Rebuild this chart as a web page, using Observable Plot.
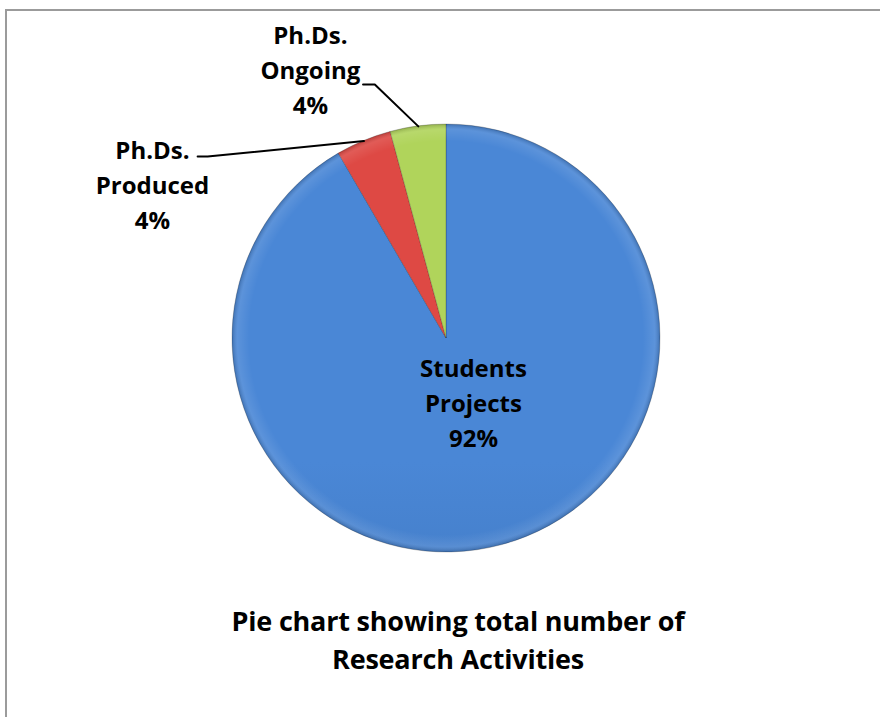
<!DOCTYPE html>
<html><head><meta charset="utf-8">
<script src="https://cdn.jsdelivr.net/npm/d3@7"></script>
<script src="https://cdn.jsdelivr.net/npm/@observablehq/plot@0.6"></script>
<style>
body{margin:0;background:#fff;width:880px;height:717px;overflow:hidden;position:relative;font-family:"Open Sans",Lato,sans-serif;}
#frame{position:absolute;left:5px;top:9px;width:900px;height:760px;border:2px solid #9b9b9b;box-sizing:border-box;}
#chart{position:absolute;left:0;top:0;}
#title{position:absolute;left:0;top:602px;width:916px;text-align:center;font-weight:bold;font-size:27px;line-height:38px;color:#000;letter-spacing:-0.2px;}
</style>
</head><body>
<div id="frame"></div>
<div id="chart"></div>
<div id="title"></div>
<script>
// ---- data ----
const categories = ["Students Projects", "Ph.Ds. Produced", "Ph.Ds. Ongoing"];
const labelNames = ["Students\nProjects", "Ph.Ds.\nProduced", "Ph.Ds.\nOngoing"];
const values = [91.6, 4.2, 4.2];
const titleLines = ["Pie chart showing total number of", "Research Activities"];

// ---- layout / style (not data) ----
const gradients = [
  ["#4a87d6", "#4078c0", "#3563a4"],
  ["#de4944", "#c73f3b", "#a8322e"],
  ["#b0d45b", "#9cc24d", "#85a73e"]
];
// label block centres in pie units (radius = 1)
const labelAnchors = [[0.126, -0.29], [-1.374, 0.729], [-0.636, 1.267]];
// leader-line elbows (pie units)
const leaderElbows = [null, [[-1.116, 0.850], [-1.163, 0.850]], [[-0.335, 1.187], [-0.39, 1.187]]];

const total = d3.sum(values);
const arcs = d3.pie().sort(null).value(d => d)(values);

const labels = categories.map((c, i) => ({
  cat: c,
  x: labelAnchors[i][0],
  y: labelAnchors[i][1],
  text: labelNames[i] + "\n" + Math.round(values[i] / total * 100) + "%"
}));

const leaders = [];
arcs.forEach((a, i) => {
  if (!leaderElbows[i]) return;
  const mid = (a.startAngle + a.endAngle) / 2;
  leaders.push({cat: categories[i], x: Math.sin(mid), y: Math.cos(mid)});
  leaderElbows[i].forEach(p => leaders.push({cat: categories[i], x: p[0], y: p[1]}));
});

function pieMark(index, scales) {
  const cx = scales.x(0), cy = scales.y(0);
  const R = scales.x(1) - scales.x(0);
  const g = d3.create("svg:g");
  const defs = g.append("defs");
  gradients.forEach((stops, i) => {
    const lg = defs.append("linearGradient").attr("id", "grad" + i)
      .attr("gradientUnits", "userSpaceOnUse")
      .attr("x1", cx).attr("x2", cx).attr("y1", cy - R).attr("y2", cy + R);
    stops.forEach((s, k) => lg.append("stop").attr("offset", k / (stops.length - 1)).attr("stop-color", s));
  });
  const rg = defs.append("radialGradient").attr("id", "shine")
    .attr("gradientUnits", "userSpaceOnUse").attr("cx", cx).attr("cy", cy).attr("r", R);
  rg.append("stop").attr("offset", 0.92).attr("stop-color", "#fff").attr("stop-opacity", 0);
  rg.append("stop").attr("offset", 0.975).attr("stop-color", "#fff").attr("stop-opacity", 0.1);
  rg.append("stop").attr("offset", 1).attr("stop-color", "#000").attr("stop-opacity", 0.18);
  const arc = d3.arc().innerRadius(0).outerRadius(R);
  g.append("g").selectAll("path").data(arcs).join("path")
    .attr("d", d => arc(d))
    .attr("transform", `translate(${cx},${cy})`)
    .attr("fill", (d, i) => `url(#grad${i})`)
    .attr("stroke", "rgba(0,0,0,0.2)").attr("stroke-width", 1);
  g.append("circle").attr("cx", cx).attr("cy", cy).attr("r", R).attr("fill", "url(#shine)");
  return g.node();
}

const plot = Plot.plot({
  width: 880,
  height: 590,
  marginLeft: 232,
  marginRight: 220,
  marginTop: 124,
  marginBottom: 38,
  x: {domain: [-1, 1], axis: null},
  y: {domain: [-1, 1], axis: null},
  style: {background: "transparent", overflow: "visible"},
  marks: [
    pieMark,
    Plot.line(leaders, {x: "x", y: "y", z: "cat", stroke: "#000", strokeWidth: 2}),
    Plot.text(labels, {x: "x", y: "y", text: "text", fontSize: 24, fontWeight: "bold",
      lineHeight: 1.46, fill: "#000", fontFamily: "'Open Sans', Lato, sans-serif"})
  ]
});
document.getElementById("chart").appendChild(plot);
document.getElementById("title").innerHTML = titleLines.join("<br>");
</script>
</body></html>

____________________

- _What needs to be done_
Ignore the images and quote every line of the listing exactly.

- _Reply to the exercise_
Rebuild this chart as a web page, using Observable Plot.
<!DOCTYPE html>
<html><head><meta charset="utf-8">
<script src="https://cdn.jsdelivr.net/npm/d3@7"></script>
<script src="https://cdn.jsdelivr.net/npm/@observablehq/plot@0.6"></script>
<style>
body{margin:0;background:#fff;width:880px;height:717px;overflow:hidden;position:relative;font-family:"Open Sans",Lato,sans-serif;}
#frame{position:absolute;left:5px;top:9px;width:900px;height:760px;border:2px solid #9b9b9b;box-sizing:border-box;}
#chart{position:absolute;left:0;top:0;}
#title{position:absolute;left:0;top:602px;width:916px;text-align:center;font-weight:bold;font-size:27px;line-height:38px;color:#000;letter-spacing:-0.2px;}
</style>
</head><body>
<div id="frame"></div>
<div id="chart"></div>
<div id="title"></div>
<script>
// ---- data ----
const categories = ["Students Projects", "Ph.Ds. Produced", "Ph.Ds. Ongoing"];
const labelNames = ["Students\nProjects", "Ph.Ds.\nProduced", "Ph.Ds.\nOngoing"];
const values = [91.6, 4.2, 4.2];
const titleLines = ["Pie chart showing total number of", "Research Activities"];

// ---- layout / style (not data) ----
const gradients = [
  ["#4a87d6", "#4078c0", "#3563a4"],
  ["#de4944", "#c73f3b", "#a8322e"],
  ["#b0d45b", "#9cc24d", "#85a73e"]
];
// label block centres in pie units (radius = 1)
const labelAnchors = [[0.126, -0.29], [-1.374, 0.729], [-0.636, 1.267]];
// leader-line elbows (pie units)
const leaderElbows = [null, [[-1.116, 0.850], [-1.163, 0.850]], [[-0.335, 1.187], [-0.39, 1.187]]];

const total = d3.sum(values);
const arcs = d3.pie().sort(null).value(d => d)(values);

const labels = categories.map((c, i) => ({
  cat: c,
  x: labelAnchors[i][0],
  y: labelAnchors[i][1],
  text: labelNames[i] + "\n" + Math.round(values[i] / total * 100) + "%"
}));

const leaders = [];
arcs.forEach((a, i) => {
  if (!leaderElbows[i]) return;
  const mid = (a.startAngle + a.endAngle) / 2;
  leaders.push({cat: categories[i], x: Math.sin(mid), y: Math.cos(mid)});
  leaderElbows[i].forEach(p => leaders.push({cat: categories[i], x: p[0], y: p[1]}));
});

function pieMark(index, scales) {
  const cx = scales.x(0), cy = scales.y(0);
  const R = scales.x(1) - scales.x(0);
  const g = d3.create("svg:g");
  const defs = g.append("defs");
  gradients.forEach((stops, i) => {
    const lg = defs.append("linearGradient").attr("id", "grad" + i)
      .attr("gradientUnits", "userSpaceOnUse")
      .attr("x1", cx).attr("x2", cx).attr("y1", cy - R).attr("y2", cy + R);
    stops.forEach((s, k) => lg.append("stop").attr("offset", k / (stops.length - 1)).attr("stop-color", s));
  });
  const rg = defs.append("radialGradient").attr("id", "shine")
    .attr("gradientUnits", "userSpaceOnUse").attr("cx", cx).attr("cy", cy).attr("r", R);
  rg.append("stop").attr("offset", 0.92).attr("stop-color", "#fff").attr("stop-opacity", 0);
  rg.append("stop").attr("offset", 0.975).attr("stop-color", "#fff").attr("stop-opacity", 0.1);
  rg.append("stop").attr("offset", 1).attr("stop-color", "#000").attr("stop-opacity", 0.18);
  const arc = d3.arc().innerRadius(0).outerRadius(R);
  g.append("g").selectAll("path").data(arcs).join("path")
    .attr("d", d => arc(d))
    .attr("transform", `translate(${cx},${cy})`)
    .attr("fill", (d, i) => `url(#grad${i})`)
    .attr("stroke", "rgba(0,0,0,0.2)").attr("stroke-width", 1);
  g.append("circle").attr("cx", cx).attr("cy", cy).attr("r", R).attr("fill", "url(#shine)");
  return g.node();
}

const plot = Plot.plot({
  width: 880,
  height: 590,
  marginLeft: 232,
  marginRight: 220,
  marginTop: 124,
  marginBottom: 38,
  x: {domain: [-1, 1], axis: null},
  y: {domain: [-1, 1], axis: null},
  style: {background: "transparent", overflow: "visible"},
  marks: [
    pieMark,
    Plot.line(leaders, {x: "x", y: "y", z: "cat", stroke: "#000", strokeWidth: 2}),
    Plot.text(labels, {x: "x", y: "y", text: "text", fontSize: 24, fontWeight: "bold",
      lineHeight: 1.46, fill: "#000", fontFamily: "'Open Sans', Lato, sans-serif"})
  ]
});
document.getElementById("chart").appendChild(plot);
document.getElementById("title").innerHTML = titleLines.join("<br>");
</script>
</body></html>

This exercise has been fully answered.